Rabbis Cherlow and Hacohen both belonged to the eighth class of the yeshiva, which began its studies during the 1974-75 academic year – the year after the Yom Kippur War. The following class produced more officers than any other: half of the students in the class served as officers.
Col. (Res.) Bentzi Gruber, later commander of an armored division in the reserves, belonged to that ninth class, and he describes the strong sense of mission Rav Amital imparted to those students who became officers. “He inculcated within us the notion that joining the army leadership was the order of the day. His main reason was the army’s need for officers after the crisis of the Yom Kippur War, but he also spoke about the great privilege of serving in the military after the Holocaust.”
* * * * * Rav Amital’s positive attitude toward military service found expression in other ways as well. Ben-Ner tells how Rav Amital made an astonishing proposal to him in the mid-1970s: he wished to establish emergency weapons storage units near the yeshiva, to be available to the students in case of emergency. The units were not built because the yeshiva did not have enough manpower to justify it, but the proposal demonstrates the importance that Rav Amital ascribed to his students’ military service.
At the rabbinic liaison between the yeshivot and the military, the yeshiva boys’ fitness was more important to Rav Amital than their terms of service. Ben-Ner recounts that Rav Amital would occasionally complain that the soldiers did not get sufficient mechanical or ammunition training.
“When Rav Amital would express concern about the soldiers’ battle-worthiness,” Ben-Ner said, “the commanders would just melt and immediately make the necessary changes.”

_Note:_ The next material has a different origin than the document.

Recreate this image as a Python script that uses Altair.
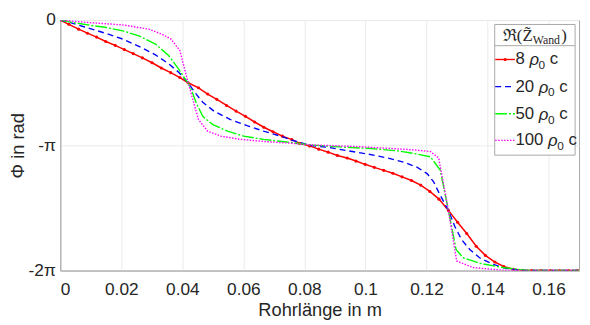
import altair as alt
import pandas as pd

# ---- data (x in m, phase in units of pi) ----
red_x = [0, 0.0028, 0.0060, 0.0089, 0.0119, 0.0149, 0.0180, 0.0210, 0.0239, 0.0269,
         0.0301, 0.0331, 0.0362, 0.0392, 0.0419, 0.0453, 0.0483, 0.0513, 0.0545, 0.0576,
         0.0607, 0.0637, 0.0667, 0.0697, 0.0728, 0.0759, 0.0785, 0.0817, 0.0847, 0.0878,
         0.0908, 0.0940, 0.0969, 0.0999, 0.1029, 0.1060, 0.1090, 0.1120, 0.1151, 0.1181,
         0.1211, 0.1241, 0.1272, 0.1302, 0.1332, 0.1363, 0.1393, 0.1424, 0.1454, 0.1484,
         0.1515, 0.1545, 0.1575, 0.1606, 0.1636, 0.1666, 0.1696]
red_y = [0, -0.034, -0.073, -0.105, -0.136, -0.171, -0.202, -0.236, -0.268, -0.302,
         -0.341, -0.383, -0.420, -0.459, -0.501, -0.541, -0.591, -0.633, -0.682, -0.727,
         -0.769, -0.814, -0.856, -0.892, -0.927, -0.955, -0.985, -1.005, -1.031, -1.055,
         -1.081, -1.102, -1.126, -1.152, -1.176, -1.200, -1.223, -1.252, -1.281, -1.318,
         -1.368, -1.430, -1.520, -1.614, -1.704, -1.806, -1.879, -1.932, -1.969, -1.990,
         -1.998, -2.0, -2.0, -2.0, -2.0, -2.0, -2.0]

blue_x = [0, 0.0033, 0.0098, 0.0151, 0.0205, 0.0264, 0.0312, 0.0355, 0.0387, 0.0419,
          0.0441, 0.0467, 0.0505, 0.0558, 0.0612, 0.0666, 0.0719, 0.0760, 0.0817, 0.0881,
          0.0945, 0.1010, 0.1074, 0.1127, 0.1170, 0.1203, 0.1224, 0.1245, 0.1272, 0.1293,
          0.1315, 0.1342, 0.1374, 0.1417, 0.1460, 0.1503, 0.1556, 0.1700]
blue_y = [0, -0.021, -0.068, -0.108, -0.152, -0.218, -0.278, -0.349, -0.415, -0.501,
          -0.578, -0.656, -0.730, -0.795, -0.843, -0.887, -0.925, -0.960, -1.000, -1.018,
          -1.045, -1.071, -1.102, -1.136, -1.176, -1.228, -1.294, -1.399, -1.520, -1.648,
          -1.753, -1.832, -1.898, -1.950, -1.982, -1.997, -2.0, -2.0]

green_x = [0, 0.0044, 0.0098, 0.0151, 0.0205, 0.0258, 0.0312, 0.0355, 0.0387, 0.0408,
           0.0419, 0.0430, 0.0446, 0.0467, 0.0500, 0.0548, 0.0601, 0.0666, 0.0760, 0.0817,
           0.0913, 0.1020, 0.1106, 0.1160, 0.1213, 0.1245, 0.1272, 0.1297, 0.1320, 0.1374,
           0.1449, 0.1524, 0.1610, 0.1700]
green_y = [0, -0.021, -0.042, -0.060, -0.087, -0.126, -0.192, -0.283, -0.388, -0.467,
           -0.501, -0.559, -0.664, -0.769, -0.835, -0.887, -0.927, -0.953, -0.979, -0.997,
           -1.013, -1.026, -1.045, -1.066, -1.092, -1.197, -1.520, -1.832, -1.898, -1.942,
           -1.976, -1.997, -2.0, -2.0]

magenta_x = [0, 0.0098, 0.0205, 0.0290, 0.0333, 0.0363, 0.0392, 0.0419, 0.0453, 0.0483,
             0.0526, 0.0591, 0.0676, 0.0760, 0.0820, 0.0967, 0.1074, 0.1160, 0.1213, 0.1240,
             0.1272, 0.1299, 0.1352, 0.1449, 0.1556, 0.1700]
magenta_y = [0, -0.021, -0.039, -0.073, -0.113, -0.152, -0.244, -0.501, -0.795, -0.887,
             -0.927, -0.953, -0.971, -0.984, -0.997, -1.010, -1.024, -1.037, -1.050, -1.102,
             -1.520, -1.924, -1.976, -1.997, -2.0, -2.0]

series_numbers = ["8", "20", "50", "100"]
series_colors = ["#ff0000", "#0000ff", "#00ff00", "#ff00ff"]
x_ticks = [0, 0.02, 0.04, 0.06, 0.08, 0.1, 0.12, 0.14, 0.16]
y_ticks = [-2, -1, 0]

FONT = "Liberation Sans"
SERIF = "Liberation Serif"
AX = "#a8a8a8"
TXT = "#262626"
W, H = 526, 254

x_enc = alt.X("x:Q", scale=alt.Scale(domain=[0, 0.17], nice=False, zero=False),
              axis=alt.Axis(values=x_ticks, format="~g", title="Rohrlänge in m",
                            titleX=263, titleY=40, titleBaseline="middle"))
y_enc = alt.Y("phi:Q", scale=alt.Scale(domain=[-2, 0], nice=False),
              axis=alt.Axis(values=y_ticks, title="Φ in rad",
                            labelExpr="datum.value == 0 ? '0' : (datum.value == -1 ? '-π' : '-2π')",
                            titleX=-43, titleY=127, titleBaseline="middle", titleAngle=-90))

def frame(xs, ys):
    return pd.DataFrame({"x": xs, "phi": ys})

dashes = [None, [6, 4], [12, 2, 2, 2], [1.5, 1.5]]
data_sets = [(red_x, red_y), (blue_x, blue_y), (green_x, green_y), (magenta_x, magenta_y)]

layers = []
for (xs, ys), col, dash in zip(data_sets, series_colors, dashes):
    kw = dict(color=col, strokeWidth=1.5 if dash is None else 1.4, clip=True)
    if dash is not None:
        kw["strokeDash"] = dash
    else:
        kw["point"] = alt.OverlayMarkDef(filled=True, size=10, color=col)
    layers.append(alt.Chart(frame(xs, ys)).mark_line(**kw).encode(x=x_enc, y=y_enc))

one = pd.DataFrame({"k": [0]})

# legend box
LX0, LX1, LY0, LY1 = 440.5, 522, 4.5, 137
layers.append(alt.Chart(one).mark_rect(fill="white", stroke=AX, strokeWidth=1).encode(
    x=alt.value(LX0), x2=alt.value(LX1), y=alt.value(LY0), y2=alt.value(LY1)))
layers.append(alt.Chart(one).mark_rule(color=AX, strokeWidth=1).encode(
    x=alt.value(LX0), x2=alt.value(LX1), y=alt.value(26)))

# legend title  ℜ(Z̃_Wand)
TY = 16.5
layers.append(alt.Chart(one).mark_text(text="ℜ(Z\u0303", font=SERIF, fontSize=17, align="right",
                                       baseline="middle", color=TXT).encode(
    x=alt.value(479), y=alt.value(TY)))
layers.append(alt.Chart(one).mark_text(text="Wand", font=SERIF, fontSize=12, align="left",
                                       baseline="middle", color=TXT).encode(
    x=alt.value(479), y=alt.value(TY + 4)))
layers.append(alt.Chart(one).mark_text(text=")", font=SERIF, fontSize=17, align="left",
                                       baseline="middle", color=TXT).encode(
    x=alt.value(508), y=alt.value(TY)))

# legend entries
entry_y = [40, 67.5, 95, 122]
FS = 17
for num, col, dash, ey in zip(series_numbers, series_colors, dashes, entry_y):
    rkw = dict(color=col, strokeWidth=1.4)
    if dash is not None:
        rkw["strokeDash"] = dash
    layers.append(alt.Chart(one).mark_rule(**rkw).encode(
        x=alt.value(441), x2=alt.value(461), y=alt.value(ey)))
    if dash is None:
        layers.append(alt.Chart(one).mark_point(filled=True, size=10, color=col, opacity=1).encode(
            x=alt.value(451), y=alt.value(ey)))
    tx = 461.5
    layers.append(alt.Chart(one).mark_text(text=num, font=FONT, fontSize=FS, align="left",
                                           baseline="middle", color=TXT).encode(
        x=alt.value(tx), y=alt.value(ey)))
    rx = tx + len(num) * 0.556 * FS + 0.278 * FS
    layers.append(alt.Chart(one).mark_text(text="ρ", font=FONT, fontSize=FS, fontStyle="italic",
                                           align="left", baseline="middle", color=TXT).encode(
        x=alt.value(rx), y=alt.value(ey + 1)))
    sx = rx + 9.3
    layers.append(alt.Chart(one).mark_text(text="0", font=FONT, fontSize=12, align="left",
                                           baseline="middle", color=TXT).encode(
        x=alt.value(sx), y=alt.value(ey + 6)))
    cx = sx + 6.7 + 0.278 * FS
    layers.append(alt.Chart(one).mark_text(text="c", font=FONT, fontSize=FS, align="left",
                                           baseline="middle", color=TXT).encode(
        x=alt.value(cx), y=alt.value(ey)))

chart = alt.layer(*layers).properties(
    width=W, height=H,
    autosize=alt.AutoSizeParams(type="none"),
    padding={"left": 53, "top": 10, "right": 3, "bottom": 52},
).configure_view(
    stroke=AX, strokeWidth=1
).configure_axis(
    domainColor=AX, grid=True, gridColor="#ebebeb", gridWidth=1, ticks=False,
    labelFont=FONT, labelFontSize=17.5, labelColor=TXT,
    titleFont=FONT, titleFontSize=18.5, titleFontWeight="normal", titleColor=TXT,
).configure_axisX(labelPadding=10).configure_axisY(labelPadding=5)

chart.save("out.html", embed_options={"renderer": "svg", "actions": False})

Rav Cherlow recalls how surprised he was as a soldier by Rav Amital’s reaction to his students’ complaints about the workload they carried in the army:
“We barely slept. It was a very cold winter, and they worked us to exhaustion because there was a fear of war. Rav Amital came and we thought, great, here’s someone we can complain to. We started telling him about the difficulty, but he said, ‘Excellent!’ We were quite confused. He then explained his views to us. He said, ‘I’m very happy to hear that the guys in the army are working hard, and for two reasons – so that they’re really fit, and so that they’re too busy to get involved in nonsense.”
The importance Rav Amital ascribed to military training occasionally impacted his halachic rulings. Nissan Zisken, a student from the yeshiva’s early years, recalls that about a year and a half after the Yom Kippur War, a state of high alert was declared, and he and his friends were required to train on Shabbat.
“They told us that the decision to train had already cleared all the necessary hurdles, so we trained. But as a tank driver, I tried to do some things in a backhanded manner to mitigate the degree of Shabbat violation involved. A week later I met Rav Amital and told him how I trained on Shabbat. He said to me, ‘There was no need for you to act that way. One cannot train for battle backhandedly.’ ”
One of Rav Amital’s qualities that helped his soldier-students during their military service was his ability to decide halachic questions without hesitation. Rav Ya’akov Medan tells of one such incident:
“In August 1970, a month before the events of Black September, we were designated as the unit on alert for the Airborne Nahal battalion in which we served. One Friday they informed us, about two hours before Shabbat, that they were taking us for training. They expected me to issue a ruling about training on Shabbat, and I had no idea what to do…. I went to the war room, even though I was just a private, and resolutely told the woman in charge there that I must call Rav Amital urgently. She was alarmed and immediately let me call. Rabbanit Amital answered the phone and told me that the rabbi could not come to the phone just then. I gathered that he was taking a shower for Shabbat. I told her that I had to speak with him, and he was out of the shower in a second. He listened to me and said right away, ‘Don’t worry. It’s a mitzvah.’ At that moment, a great burden was lifted off my heart.”